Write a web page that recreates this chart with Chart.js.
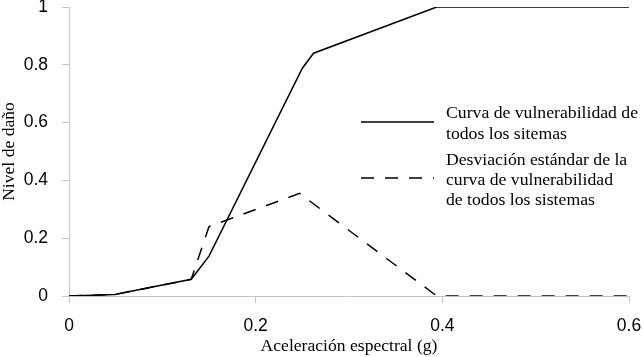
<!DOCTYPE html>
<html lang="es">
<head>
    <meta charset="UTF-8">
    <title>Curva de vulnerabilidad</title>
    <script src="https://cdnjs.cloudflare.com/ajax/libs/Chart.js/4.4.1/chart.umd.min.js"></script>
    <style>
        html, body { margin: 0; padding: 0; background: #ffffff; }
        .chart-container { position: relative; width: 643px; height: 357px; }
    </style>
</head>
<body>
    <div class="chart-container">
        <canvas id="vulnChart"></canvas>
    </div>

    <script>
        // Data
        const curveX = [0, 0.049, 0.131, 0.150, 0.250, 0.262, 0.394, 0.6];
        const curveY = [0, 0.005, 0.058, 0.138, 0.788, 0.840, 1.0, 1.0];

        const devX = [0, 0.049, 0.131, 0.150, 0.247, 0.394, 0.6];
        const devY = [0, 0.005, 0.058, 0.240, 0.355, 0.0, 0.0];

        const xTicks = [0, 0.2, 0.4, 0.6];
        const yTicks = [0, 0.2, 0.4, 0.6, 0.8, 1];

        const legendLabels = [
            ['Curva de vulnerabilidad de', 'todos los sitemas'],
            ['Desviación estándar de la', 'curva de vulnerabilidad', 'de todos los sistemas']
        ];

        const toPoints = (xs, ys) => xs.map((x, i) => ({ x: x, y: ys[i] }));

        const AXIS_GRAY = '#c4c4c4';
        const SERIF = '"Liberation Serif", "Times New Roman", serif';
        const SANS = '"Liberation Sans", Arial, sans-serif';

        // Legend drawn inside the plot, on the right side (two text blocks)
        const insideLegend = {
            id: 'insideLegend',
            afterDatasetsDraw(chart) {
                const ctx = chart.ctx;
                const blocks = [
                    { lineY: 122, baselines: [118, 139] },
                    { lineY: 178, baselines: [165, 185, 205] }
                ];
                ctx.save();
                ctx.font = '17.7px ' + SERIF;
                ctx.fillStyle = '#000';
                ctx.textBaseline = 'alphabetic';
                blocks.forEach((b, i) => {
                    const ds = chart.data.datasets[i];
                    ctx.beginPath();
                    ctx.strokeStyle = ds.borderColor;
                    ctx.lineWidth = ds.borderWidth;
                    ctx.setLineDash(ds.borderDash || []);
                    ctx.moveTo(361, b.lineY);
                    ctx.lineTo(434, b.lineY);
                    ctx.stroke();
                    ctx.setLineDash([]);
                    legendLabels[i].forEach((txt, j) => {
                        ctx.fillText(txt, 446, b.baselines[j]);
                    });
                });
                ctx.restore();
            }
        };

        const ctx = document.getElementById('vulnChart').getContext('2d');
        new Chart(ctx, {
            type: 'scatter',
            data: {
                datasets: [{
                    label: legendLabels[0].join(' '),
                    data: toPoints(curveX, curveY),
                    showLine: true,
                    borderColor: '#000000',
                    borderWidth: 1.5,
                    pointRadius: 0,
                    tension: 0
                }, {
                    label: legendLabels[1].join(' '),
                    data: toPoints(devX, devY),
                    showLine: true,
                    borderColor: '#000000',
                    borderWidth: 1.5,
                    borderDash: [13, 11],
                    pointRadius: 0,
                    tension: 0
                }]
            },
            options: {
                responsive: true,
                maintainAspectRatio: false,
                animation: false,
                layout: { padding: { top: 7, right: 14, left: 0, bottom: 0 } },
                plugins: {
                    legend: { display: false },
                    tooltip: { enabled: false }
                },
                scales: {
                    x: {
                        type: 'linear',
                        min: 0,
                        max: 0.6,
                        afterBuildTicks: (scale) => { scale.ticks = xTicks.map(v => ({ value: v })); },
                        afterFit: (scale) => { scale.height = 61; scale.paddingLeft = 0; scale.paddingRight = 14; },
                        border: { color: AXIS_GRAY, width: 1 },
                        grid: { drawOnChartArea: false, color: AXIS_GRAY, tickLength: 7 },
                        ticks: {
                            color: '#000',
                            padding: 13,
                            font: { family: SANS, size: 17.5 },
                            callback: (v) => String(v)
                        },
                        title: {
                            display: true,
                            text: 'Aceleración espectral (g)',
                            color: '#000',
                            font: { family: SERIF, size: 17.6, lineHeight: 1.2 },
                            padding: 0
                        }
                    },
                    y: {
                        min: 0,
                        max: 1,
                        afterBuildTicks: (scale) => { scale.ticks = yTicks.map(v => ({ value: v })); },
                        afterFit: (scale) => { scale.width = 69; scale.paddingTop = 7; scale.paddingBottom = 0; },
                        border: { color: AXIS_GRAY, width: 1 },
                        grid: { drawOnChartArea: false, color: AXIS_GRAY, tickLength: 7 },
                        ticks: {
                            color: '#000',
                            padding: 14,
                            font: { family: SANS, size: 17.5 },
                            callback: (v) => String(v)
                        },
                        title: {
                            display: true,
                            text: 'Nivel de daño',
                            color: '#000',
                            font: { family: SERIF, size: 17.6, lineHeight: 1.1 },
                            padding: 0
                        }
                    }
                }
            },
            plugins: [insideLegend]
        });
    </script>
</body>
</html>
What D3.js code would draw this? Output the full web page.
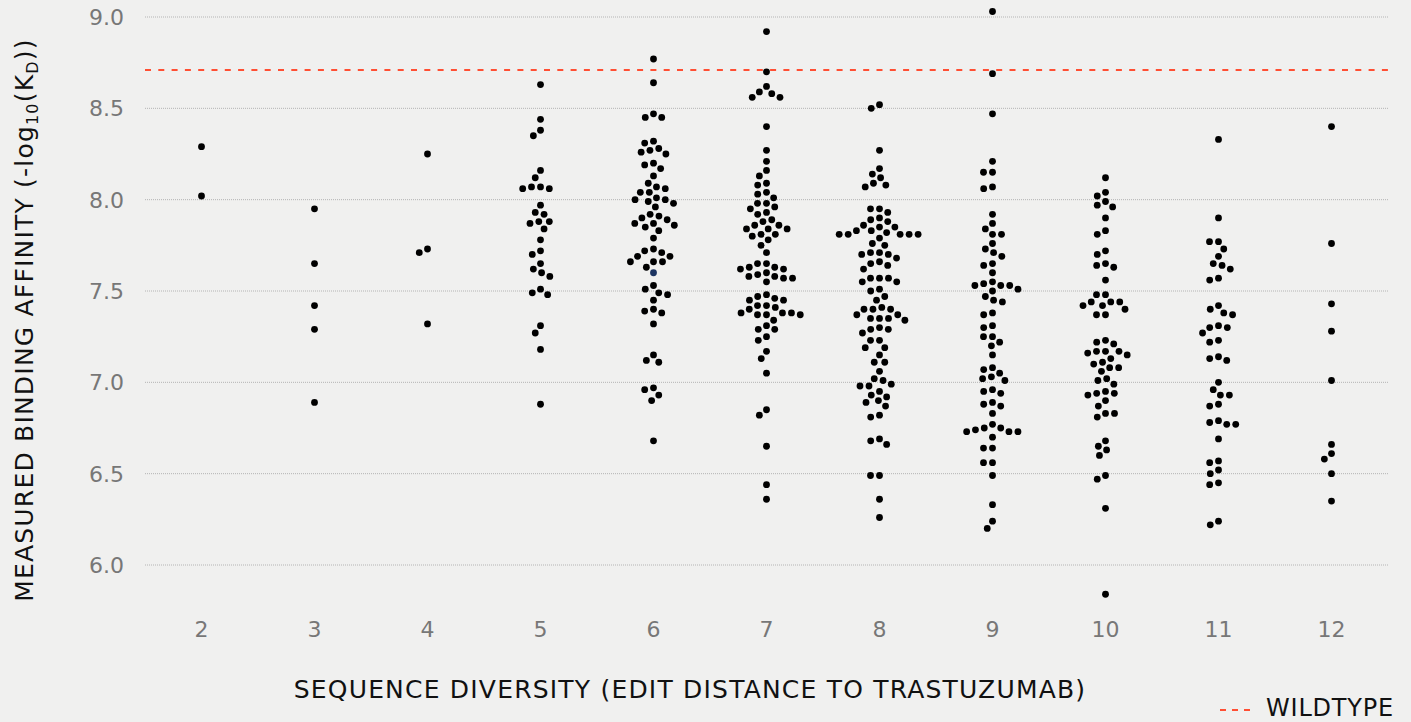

WORK INSTRUCTIONS: Where a line holds "page", copy it out.

PROBLEM SOLUTION:
Write a web page that recreates this chart with Chart.js.
What D3.js code would draw this? Output the full web page.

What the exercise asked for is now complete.